» Task details
Reproduce only the lines from the one containing "Convert this chart to Plotly.js code." through the one containing "var rowCenters = [401, 444.5, 487];", exactly as written and with both ends included.

» Supplied material
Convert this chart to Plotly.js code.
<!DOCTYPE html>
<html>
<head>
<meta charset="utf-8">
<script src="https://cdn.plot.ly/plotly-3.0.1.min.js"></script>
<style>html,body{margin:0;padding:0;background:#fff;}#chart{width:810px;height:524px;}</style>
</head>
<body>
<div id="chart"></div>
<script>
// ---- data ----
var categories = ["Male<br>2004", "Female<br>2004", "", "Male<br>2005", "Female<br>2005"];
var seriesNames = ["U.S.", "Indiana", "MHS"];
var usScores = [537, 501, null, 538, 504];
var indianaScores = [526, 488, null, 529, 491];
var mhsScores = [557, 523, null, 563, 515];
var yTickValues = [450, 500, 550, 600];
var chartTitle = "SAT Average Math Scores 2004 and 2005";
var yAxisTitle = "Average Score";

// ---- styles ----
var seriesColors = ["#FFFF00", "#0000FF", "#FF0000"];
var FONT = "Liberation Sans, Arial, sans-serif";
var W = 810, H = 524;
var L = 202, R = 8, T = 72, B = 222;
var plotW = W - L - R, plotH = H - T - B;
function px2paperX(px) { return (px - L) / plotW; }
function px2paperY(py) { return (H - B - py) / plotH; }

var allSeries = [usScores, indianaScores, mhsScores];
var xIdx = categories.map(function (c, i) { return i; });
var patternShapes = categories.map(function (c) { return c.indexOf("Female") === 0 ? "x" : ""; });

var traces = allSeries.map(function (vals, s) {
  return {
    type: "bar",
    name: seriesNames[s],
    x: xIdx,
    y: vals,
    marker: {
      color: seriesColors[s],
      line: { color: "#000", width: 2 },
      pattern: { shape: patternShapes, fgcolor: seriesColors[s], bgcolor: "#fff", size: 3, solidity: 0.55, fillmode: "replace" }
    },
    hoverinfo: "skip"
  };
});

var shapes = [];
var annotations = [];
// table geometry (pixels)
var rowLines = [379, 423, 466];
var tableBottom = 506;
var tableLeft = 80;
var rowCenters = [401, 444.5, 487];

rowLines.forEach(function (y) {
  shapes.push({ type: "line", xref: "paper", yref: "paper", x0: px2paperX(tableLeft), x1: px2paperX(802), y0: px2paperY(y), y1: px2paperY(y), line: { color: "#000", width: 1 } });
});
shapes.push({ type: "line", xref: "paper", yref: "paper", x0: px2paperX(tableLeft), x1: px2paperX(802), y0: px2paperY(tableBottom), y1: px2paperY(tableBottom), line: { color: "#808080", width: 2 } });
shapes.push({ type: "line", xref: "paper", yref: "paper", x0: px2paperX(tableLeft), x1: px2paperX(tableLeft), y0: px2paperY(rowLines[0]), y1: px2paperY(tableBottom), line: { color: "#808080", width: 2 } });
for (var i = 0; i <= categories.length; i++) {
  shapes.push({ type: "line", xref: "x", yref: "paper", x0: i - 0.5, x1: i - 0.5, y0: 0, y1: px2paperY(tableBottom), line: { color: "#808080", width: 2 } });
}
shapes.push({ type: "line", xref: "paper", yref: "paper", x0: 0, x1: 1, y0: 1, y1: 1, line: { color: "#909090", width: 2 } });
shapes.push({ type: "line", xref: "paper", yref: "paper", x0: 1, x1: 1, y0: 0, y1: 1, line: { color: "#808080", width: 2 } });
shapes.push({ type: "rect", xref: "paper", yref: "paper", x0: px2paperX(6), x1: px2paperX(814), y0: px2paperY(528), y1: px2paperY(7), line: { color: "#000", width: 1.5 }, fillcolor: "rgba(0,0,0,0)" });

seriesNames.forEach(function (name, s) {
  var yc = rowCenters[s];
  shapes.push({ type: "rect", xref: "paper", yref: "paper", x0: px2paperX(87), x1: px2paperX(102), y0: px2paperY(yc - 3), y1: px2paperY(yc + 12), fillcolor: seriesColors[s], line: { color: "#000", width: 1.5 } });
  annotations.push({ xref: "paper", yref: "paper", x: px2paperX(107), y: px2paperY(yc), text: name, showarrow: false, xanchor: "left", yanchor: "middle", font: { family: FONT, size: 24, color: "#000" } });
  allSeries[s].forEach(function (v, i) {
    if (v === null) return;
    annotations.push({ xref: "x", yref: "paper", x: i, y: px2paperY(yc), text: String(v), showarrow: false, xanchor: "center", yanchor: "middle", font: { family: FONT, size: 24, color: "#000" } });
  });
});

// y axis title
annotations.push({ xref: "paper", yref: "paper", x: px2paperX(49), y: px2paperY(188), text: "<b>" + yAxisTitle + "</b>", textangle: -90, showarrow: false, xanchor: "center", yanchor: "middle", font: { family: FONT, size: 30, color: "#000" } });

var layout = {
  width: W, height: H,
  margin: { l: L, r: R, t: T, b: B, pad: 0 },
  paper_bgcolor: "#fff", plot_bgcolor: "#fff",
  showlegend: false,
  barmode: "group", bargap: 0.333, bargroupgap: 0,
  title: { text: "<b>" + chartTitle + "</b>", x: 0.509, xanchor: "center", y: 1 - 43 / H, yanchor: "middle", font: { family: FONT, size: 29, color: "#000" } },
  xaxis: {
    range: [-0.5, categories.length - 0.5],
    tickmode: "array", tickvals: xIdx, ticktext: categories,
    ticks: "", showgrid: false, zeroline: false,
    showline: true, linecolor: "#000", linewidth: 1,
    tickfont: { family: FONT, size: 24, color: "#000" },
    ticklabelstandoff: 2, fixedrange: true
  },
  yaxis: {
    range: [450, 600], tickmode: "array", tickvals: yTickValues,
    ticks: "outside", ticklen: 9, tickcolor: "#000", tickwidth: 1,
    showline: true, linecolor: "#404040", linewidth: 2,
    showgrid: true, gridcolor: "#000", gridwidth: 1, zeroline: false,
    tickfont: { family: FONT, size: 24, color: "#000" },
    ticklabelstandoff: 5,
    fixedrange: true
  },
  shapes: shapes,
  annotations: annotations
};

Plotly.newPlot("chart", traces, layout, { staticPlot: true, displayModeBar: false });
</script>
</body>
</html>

--

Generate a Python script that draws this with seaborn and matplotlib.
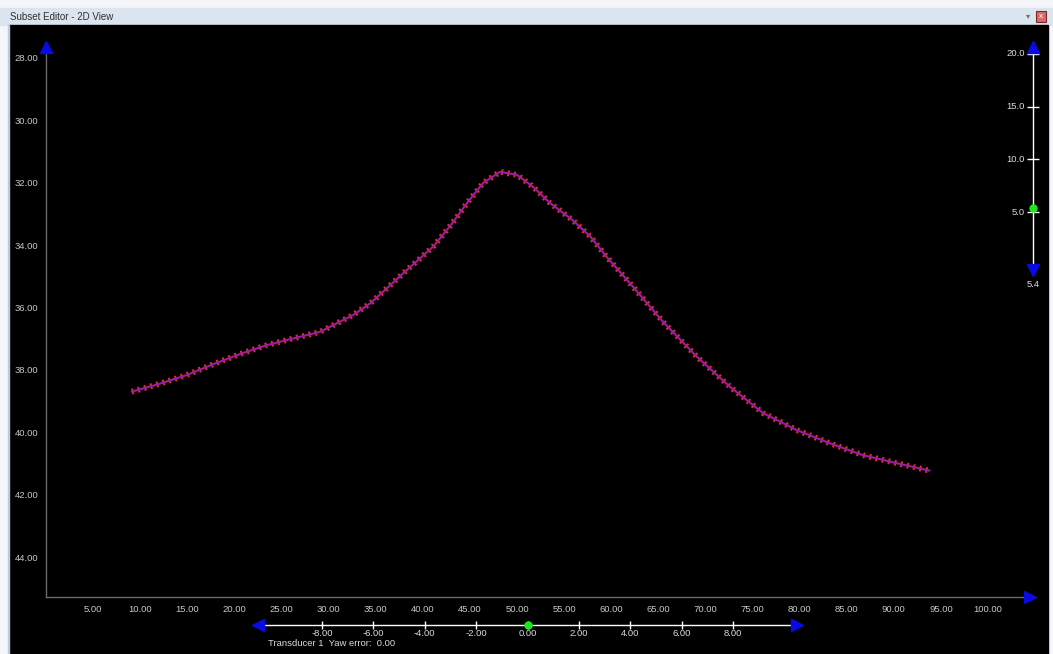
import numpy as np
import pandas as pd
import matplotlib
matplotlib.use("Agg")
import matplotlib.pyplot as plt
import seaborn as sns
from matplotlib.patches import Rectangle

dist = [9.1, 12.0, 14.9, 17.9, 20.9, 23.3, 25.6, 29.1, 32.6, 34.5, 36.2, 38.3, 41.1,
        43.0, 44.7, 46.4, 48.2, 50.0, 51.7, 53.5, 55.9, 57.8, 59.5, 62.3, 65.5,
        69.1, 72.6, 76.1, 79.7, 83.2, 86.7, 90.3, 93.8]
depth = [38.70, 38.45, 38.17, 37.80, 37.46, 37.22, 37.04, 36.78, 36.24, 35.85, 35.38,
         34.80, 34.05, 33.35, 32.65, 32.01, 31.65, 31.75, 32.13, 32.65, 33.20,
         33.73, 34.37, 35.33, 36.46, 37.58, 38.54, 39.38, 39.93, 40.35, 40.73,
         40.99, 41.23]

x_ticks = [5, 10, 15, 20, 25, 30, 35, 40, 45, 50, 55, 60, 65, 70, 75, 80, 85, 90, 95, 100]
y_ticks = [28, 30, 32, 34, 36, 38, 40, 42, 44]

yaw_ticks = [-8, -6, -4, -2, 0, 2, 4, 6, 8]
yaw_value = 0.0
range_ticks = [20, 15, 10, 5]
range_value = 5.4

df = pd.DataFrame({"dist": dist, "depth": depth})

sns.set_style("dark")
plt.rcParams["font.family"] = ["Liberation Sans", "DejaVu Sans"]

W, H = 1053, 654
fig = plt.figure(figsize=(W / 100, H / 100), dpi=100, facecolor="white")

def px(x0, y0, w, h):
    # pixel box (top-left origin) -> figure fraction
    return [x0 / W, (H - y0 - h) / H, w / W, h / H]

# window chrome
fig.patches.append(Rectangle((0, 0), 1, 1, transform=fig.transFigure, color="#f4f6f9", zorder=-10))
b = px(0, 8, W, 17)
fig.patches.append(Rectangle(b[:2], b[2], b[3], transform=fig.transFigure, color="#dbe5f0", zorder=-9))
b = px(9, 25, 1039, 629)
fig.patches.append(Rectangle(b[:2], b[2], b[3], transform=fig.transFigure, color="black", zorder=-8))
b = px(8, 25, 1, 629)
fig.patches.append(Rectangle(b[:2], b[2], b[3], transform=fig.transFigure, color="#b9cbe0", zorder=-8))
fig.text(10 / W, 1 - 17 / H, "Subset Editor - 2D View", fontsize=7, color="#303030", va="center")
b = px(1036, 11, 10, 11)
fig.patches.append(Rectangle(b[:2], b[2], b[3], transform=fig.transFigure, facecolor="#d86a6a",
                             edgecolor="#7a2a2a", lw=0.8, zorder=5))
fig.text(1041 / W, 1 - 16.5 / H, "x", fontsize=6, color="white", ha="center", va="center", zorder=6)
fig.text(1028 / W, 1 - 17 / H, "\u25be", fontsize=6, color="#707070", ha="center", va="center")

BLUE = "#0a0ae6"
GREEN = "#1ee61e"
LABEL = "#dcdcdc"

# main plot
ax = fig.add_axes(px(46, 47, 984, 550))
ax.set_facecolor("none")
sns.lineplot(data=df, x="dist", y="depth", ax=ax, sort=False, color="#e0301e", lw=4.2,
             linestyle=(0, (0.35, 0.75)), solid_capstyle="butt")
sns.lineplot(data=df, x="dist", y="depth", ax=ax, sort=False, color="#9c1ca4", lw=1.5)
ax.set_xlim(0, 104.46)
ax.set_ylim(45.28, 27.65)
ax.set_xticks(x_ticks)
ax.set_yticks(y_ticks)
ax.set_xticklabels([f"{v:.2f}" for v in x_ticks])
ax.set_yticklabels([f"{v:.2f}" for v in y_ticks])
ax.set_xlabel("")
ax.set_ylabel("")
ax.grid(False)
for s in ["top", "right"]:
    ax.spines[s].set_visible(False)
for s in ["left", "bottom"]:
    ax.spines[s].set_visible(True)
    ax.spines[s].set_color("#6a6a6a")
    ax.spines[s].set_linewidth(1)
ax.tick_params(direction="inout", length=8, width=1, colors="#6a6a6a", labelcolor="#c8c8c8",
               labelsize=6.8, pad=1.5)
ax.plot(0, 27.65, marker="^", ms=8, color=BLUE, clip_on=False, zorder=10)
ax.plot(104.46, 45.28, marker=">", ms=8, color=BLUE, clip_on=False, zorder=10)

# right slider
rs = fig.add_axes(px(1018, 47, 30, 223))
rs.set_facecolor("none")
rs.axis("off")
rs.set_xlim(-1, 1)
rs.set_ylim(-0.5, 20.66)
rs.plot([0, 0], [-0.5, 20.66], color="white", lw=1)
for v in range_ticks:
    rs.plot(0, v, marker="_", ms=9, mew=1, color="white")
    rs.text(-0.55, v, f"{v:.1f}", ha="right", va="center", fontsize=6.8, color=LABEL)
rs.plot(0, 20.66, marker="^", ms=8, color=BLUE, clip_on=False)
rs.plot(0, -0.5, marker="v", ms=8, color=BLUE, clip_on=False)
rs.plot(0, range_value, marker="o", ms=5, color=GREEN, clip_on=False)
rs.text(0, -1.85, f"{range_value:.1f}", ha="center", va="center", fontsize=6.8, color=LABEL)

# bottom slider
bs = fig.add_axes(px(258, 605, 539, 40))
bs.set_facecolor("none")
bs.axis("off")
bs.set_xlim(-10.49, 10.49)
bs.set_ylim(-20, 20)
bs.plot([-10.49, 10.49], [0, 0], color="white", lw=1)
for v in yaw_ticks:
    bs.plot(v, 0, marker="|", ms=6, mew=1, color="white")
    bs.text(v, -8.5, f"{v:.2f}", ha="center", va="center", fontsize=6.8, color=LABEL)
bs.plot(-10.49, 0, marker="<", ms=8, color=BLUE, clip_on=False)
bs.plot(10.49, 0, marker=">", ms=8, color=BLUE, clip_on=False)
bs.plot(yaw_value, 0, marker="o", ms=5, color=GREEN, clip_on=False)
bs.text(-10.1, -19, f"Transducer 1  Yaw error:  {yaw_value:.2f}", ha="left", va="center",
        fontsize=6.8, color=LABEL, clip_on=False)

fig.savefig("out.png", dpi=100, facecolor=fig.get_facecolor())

» Reply to the task
Convert this chart to Plotly.js code.
<!DOCTYPE html>
<html>
<head>
<meta charset="utf-8">
<script src="https://cdn.plot.ly/plotly-3.0.1.min.js"></script>
<style>html,body{margin:0;padding:0;background:#fff;}#chart{width:810px;height:524px;}</style>
</head>
<body>
<div id="chart"></div>
<script>
// ---- data ----
var categories = ["Male<br>2004", "Female<br>2004", "", "Male<br>2005", "Female<br>2005"];
var seriesNames = ["U.S.", "Indiana", "MHS"];
var usScores = [537, 501, null, 538, 504];
var indianaScores = [526, 488, null, 529, 491];
var mhsScores = [557, 523, null, 563, 515];
var yTickValues = [450, 500, 550, 600];
var chartTitle = "SAT Average Math Scores 2004 and 2005";
var yAxisTitle = "Average Score";

// ---- styles ----
var seriesColors = ["#FFFF00", "#0000FF", "#FF0000"];
var FONT = "Liberation Sans, Arial, sans-serif";
var W = 810, H = 524;
var L = 202, R = 8, T = 72, B = 222;
var plotW = W - L - R, plotH = H - T - B;
function px2paperX(px) { return (px - L) / plotW; }
function px2paperY(py) { return (H - B - py) / plotH; }

var allSeries = [usScores, indianaScores, mhsScores];
var xIdx = categories.map(function (c, i) { return i; });
var patternShapes = categories.map(function (c) { return c.indexOf("Female") === 0 ? "x" : ""; });

var traces = allSeries.map(function (vals, s) {
  return {
    type: "bar",
    name: seriesNames[s],
    x: xIdx,
    y: vals,
    marker: {
      color: seriesColors[s],
      line: { color: "#000", width: 2 },
      pattern: { shape: patternShapes, fgcolor: seriesColors[s], bgcolor: "#fff", size: 3, solidity: 0.55, fillmode: "replace" }
    },
    hoverinfo: "skip"
  };
});

var shapes = [];
var annotations = [];
// table geometry (pixels)
var rowLines = [379, 423, 466];
var tableBottom = 506;
var tableLeft = 80;
var rowCenters = [401, 444.5, 487];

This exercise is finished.